Dataset extract ->

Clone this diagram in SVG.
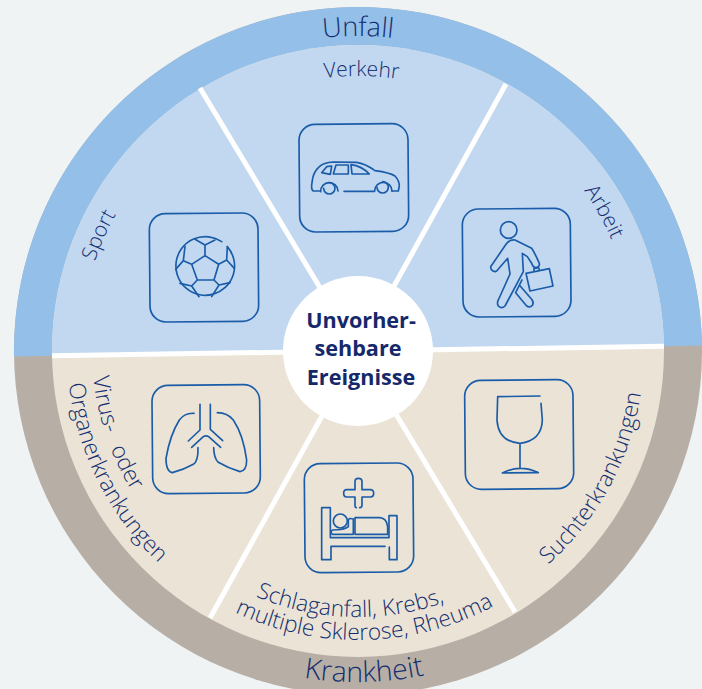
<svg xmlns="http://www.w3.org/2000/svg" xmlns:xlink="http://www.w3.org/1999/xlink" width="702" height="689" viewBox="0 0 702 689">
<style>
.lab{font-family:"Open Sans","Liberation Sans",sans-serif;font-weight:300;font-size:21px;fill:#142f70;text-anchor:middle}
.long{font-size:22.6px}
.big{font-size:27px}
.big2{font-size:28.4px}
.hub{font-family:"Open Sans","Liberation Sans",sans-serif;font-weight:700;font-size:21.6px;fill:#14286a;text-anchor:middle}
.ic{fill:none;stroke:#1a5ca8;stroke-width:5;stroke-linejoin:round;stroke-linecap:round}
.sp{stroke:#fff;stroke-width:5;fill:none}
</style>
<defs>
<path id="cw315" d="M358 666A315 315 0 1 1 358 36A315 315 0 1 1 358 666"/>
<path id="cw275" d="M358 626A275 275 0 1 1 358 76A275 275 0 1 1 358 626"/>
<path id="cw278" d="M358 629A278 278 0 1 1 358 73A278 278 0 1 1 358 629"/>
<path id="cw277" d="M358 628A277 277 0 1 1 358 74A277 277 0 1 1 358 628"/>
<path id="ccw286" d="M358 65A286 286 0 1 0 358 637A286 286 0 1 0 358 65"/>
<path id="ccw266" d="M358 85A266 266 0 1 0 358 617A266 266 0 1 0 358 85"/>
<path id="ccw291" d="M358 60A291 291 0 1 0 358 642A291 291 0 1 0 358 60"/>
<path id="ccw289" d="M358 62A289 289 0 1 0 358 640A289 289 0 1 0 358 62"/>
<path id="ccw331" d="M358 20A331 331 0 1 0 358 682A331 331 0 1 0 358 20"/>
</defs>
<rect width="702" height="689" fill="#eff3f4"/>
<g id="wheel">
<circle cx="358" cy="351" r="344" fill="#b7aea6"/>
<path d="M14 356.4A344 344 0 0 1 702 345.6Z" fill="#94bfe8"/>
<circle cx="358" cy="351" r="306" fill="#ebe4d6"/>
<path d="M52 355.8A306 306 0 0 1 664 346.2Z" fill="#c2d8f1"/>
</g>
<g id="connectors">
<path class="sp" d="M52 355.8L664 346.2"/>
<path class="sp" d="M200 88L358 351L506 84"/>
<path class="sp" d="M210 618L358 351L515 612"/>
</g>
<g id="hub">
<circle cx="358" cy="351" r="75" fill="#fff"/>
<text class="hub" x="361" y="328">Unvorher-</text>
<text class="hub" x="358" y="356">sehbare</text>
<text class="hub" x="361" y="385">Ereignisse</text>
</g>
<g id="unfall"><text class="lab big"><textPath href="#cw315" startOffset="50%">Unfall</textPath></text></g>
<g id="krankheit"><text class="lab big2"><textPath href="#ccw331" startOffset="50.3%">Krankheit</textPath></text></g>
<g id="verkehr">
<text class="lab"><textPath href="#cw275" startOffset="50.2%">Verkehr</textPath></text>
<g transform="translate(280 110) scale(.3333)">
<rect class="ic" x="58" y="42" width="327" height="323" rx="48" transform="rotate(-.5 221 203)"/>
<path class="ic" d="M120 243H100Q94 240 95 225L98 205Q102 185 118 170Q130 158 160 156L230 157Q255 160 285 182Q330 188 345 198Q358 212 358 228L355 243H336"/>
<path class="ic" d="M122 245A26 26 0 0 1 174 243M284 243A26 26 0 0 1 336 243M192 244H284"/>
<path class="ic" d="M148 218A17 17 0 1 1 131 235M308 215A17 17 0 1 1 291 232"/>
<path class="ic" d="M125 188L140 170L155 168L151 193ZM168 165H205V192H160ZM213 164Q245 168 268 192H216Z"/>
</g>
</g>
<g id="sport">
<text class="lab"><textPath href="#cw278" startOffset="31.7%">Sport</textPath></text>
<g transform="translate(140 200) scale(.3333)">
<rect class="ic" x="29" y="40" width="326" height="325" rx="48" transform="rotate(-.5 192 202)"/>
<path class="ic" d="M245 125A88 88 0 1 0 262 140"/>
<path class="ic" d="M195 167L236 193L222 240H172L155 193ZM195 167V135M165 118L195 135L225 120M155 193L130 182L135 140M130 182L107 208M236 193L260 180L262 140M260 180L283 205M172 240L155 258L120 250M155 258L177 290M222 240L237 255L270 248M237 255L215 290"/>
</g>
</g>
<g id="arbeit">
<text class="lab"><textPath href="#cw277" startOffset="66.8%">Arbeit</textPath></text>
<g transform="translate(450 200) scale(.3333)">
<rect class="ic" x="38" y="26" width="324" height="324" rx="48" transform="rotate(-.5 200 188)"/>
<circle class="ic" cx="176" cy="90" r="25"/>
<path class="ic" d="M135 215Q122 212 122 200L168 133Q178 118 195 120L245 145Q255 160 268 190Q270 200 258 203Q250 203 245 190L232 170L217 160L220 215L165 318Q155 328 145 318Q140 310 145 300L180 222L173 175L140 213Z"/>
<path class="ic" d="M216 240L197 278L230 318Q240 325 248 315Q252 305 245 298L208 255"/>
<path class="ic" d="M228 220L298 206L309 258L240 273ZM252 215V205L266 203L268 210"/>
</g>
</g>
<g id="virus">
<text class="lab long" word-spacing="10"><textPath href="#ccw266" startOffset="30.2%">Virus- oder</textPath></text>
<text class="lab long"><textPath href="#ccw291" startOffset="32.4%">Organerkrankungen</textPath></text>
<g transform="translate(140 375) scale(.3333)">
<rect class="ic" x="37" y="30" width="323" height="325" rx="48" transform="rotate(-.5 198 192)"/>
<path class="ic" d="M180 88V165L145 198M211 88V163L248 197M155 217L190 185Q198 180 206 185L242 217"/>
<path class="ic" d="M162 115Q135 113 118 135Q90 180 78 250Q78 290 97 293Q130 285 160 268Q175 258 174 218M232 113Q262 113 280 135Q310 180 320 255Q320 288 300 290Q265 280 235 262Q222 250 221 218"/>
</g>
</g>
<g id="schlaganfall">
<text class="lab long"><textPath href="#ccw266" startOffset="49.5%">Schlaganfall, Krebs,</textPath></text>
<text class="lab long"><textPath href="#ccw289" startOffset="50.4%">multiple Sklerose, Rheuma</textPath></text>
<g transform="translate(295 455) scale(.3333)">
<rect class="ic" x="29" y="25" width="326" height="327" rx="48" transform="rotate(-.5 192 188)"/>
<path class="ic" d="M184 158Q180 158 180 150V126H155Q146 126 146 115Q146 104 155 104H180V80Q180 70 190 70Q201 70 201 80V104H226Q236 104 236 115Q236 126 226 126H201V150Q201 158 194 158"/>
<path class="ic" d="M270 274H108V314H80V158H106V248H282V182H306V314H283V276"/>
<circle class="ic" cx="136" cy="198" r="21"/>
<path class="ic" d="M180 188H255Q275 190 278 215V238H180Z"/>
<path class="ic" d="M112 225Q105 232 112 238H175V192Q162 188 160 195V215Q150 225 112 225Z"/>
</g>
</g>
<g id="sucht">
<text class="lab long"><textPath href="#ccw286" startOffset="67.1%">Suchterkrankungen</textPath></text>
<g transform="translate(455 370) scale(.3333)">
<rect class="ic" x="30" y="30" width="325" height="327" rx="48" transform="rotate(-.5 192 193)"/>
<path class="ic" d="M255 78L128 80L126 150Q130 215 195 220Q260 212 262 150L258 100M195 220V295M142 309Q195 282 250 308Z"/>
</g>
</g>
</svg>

Requirements -> Output the material word for word, omitting its pictures.

Solution to the problem ->
Clone this diagram in SVG.
<svg xmlns="http://www.w3.org/2000/svg" xmlns:xlink="http://www.w3.org/1999/xlink" width="702" height="689" viewBox="0 0 702 689">
<style>
.lab{font-family:"Open Sans","Liberation Sans",sans-serif;font-weight:300;font-size:21px;fill:#142f70;text-anchor:middle}
.long{font-size:22.6px}
.big{font-size:27px}
.big2{font-size:28.4px}
.hub{font-family:"Open Sans","Liberation Sans",sans-serif;font-weight:700;font-size:21.6px;fill:#14286a;text-anchor:middle}
.ic{fill:none;stroke:#1a5ca8;stroke-width:5;stroke-linejoin:round;stroke-linecap:round}
.sp{stroke:#fff;stroke-width:5;fill:none}
</style>
<defs>
<path id="cw315" d="M358 666A315 315 0 1 1 358 36A315 315 0 1 1 358 666"/>
<path id="cw275" d="M358 626A275 275 0 1 1 358 76A275 275 0 1 1 358 626"/>
<path id="cw278" d="M358 629A278 278 0 1 1 358 73A278 278 0 1 1 358 629"/>
<path id="cw277" d="M358 628A277 277 0 1 1 358 74A277 277 0 1 1 358 628"/>
<path id="ccw286" d="M358 65A286 286 0 1 0 358 637A286 286 0 1 0 358 65"/>
<path id="ccw266" d="M358 85A266 266 0 1 0 358 617A266 266 0 1 0 358 85"/>
<path id="ccw291" d="M358 60A291 291 0 1 0 358 642A291 291 0 1 0 358 60"/>
<path id="ccw289" d="M358 62A289 289 0 1 0 358 640A289 289 0 1 0 358 62"/>
<path id="ccw331" d="M358 20A331 331 0 1 0 358 682A331 331 0 1 0 358 20"/>
</defs>
<rect width="702" height="689" fill="#eff3f4"/>
<g id="wheel">
<circle cx="358" cy="351" r="344" fill="#b7aea6"/>
<path d="M14 356.4A344 344 0 0 1 702 345.6Z" fill="#94bfe8"/>
<circle cx="358" cy="351" r="306" fill="#ebe4d6"/>
<path d="M52 355.8A306 306 0 0 1 664 346.2Z" fill="#c2d8f1"/>
</g>
<g id="connectors">
<path class="sp" d="M52 355.8L664 346.2"/>
<path class="sp" d="M200 88L358 351L506 84"/>
<path class="sp" d="M210 618L358 351L515 612"/>
</g>
<g id="hub">
<circle cx="358" cy="351" r="75" fill="#fff"/>
<text class="hub" x="361" y="328">Unvorher-</text>
<text class="hub" x="358" y="356">sehbare</text>
<text class="hub" x="361" y="385">Ereignisse</text>
</g>
<g id="unfall"><text class="lab big"><textPath href="#cw315" startOffset="50%">Unfall</textPath></text></g>
<g id="krankheit"><text class="lab big2"><textPath href="#ccw331" startOffset="50.3%">Krankheit</textPath></text></g>
<g id="verkehr">
<text class="lab"><textPath href="#cw275" startOffset="50.2%">Verkehr</textPath></text>
<g transform="translate(280 110) scale(.3333)">
<rect class="ic" x="58" y="42" width="327" height="323" rx="48" transform="rotate(-.5 221 203)"/>
<path class="ic" d="M120 243H100Q94 240 95 225L98 205Q102 185 118 170Q130 158 160 156L230 157Q255 160 285 182Q330 188 345 198Q358 212 358 228L355 243H336"/>
<path class="ic" d="M122 245A26 26 0 0 1 174 243M284 243A26 26 0 0 1 336 243M192 244H284"/>
<path class="ic" d="M148 218A17 17 0 1 1 131 235M308 215A17 17 0 1 1 291 232"/>
<path class="ic" d="M125 188L140 170L155 168L151 193ZM168 165H205V192H160ZM213 164Q245 168 268 192H216Z"/>
</g>
</g>
<g id="sport">
<text class="lab"><textPath href="#cw278" startOffset="31.7%">Sport</textPath></text>
<g transform="translate(140 200) scale(.3333)">
<rect class="ic" x="29" y="40" width="326" height="325" rx="48" transform="rotate(-.5 192 202)"/>
<path class="ic" d="M245 125A88 88 0 1 0 262 140"/>
<path class="ic" d="M195 167L236 193L222 240H172L155 193ZM195 167V135M165 118L195 135L225 120M155 193L130 182L135 140M130 182L107 208M236 193L260 180L262 140M260 180L283 205M172 240L155 258L120 250M155 258L177 290M222 240L237 255L270 248M237 255L215 290"/>
</g>
</g>
<g id="arbeit">
<text class="lab"><textPath href="#cw277" startOffset="66.8%">Arbeit</textPath></text>
<g transform="translate(450 200) scale(.3333)">
<rect class="ic" x="38" y="26" width="324" height="324" rx="48" transform="rotate(-.5 200 188)"/>
<circle class="ic" cx="176" cy="90" r="25"/>
<path class="ic" d="M135 215Q122 212 122 200L168 133Q178 118 195 120L245 145Q255 160 268 190Q270 200 258 203Q250 203 245 190L232 170L217 160L220 215L165 318Q155 328 145 318Q140 310 145 300L180 222L173 175L140 213Z"/>
<path class="ic" d="M216 240L197 278L230 318Q240 325 248 315Q252 305 245 298L208 255"/>
<path class="ic" d="M228 220L298 206L309 258L240 273ZM252 215V205L266 203L268 210"/>
</g>
</g>
<g id="virus">
<text class="lab long" word-spacing="10"><textPath href="#ccw266" startOffset="30.2%">Virus- oder</textPath></text>
<text class="lab long"><textPath href="#ccw291" startOffset="32.4%">Organerkrankungen</textPath></text>
<g transform="translate(140 375) scale(.3333)">
<rect class="ic" x="37" y="30" width="323" height="325" rx="48" transform="rotate(-.5 198 192)"/>
<path class="ic" d="M180 88V165L145 198M211 88V163L248 197M155 217L190 185Q198 180 206 185L242 217"/>
<path class="ic" d="M162 115Q135 113 118 135Q90 180 78 250Q78 290 97 293Q130 285 160 268Q175 258 174 218M232 113Q262 113 280 135Q310 180 320 255Q320 288 300 290Q265 280 235 262Q222 250 221 218"/>
</g>
</g>
<g id="schlaganfall">
<text class="lab long"><textPath href="#ccw266" startOffset="49.5%">Schlaganfall, Krebs,</textPath></text>
<text class="lab long"><textPath href="#ccw289" startOffset="50.4%">multiple Sklerose, Rheuma</textPath></text>
<g transform="translate(295 455) scale(.3333)">
<rect class="ic" x="29" y="25" width="326" height="327" rx="48" transform="rotate(-.5 192 188)"/>
<path class="ic" d="M184 158Q180 158 180 150V126H155Q146 126 146 115Q146 104 155 104H180V80Q180 70 190 70Q201 70 201 80V104H226Q236 104 236 115Q236 126 226 126H201V150Q201 158 194 158"/>
<path class="ic" d="M270 274H108V314H80V158H106V248H282V182H306V314H283V276"/>
<circle class="ic" cx="136" cy="198" r="21"/>
<path class="ic" d="M180 188H255Q275 190 278 215V238H180Z"/>
<path class="ic" d="M112 225Q105 232 112 238H175V192Q162 188 160 195V215Q150 225 112 225Z"/>
</g>
</g>
<g id="sucht">
<text class="lab long"><textPath href="#ccw286" startOffset="67.1%">Suchterkrankungen</textPath></text>
<g transform="translate(455 370) scale(.3333)">
<rect class="ic" x="30" y="30" width="325" height="327" rx="48" transform="rotate(-.5 192 193)"/>
<path class="ic" d="M255 78L128 80L126 150Q130 215 195 220Q260 212 262 150L258 100M195 220V295M142 309Q195 282 250 308Z"/>
</g>
</g>
</svg>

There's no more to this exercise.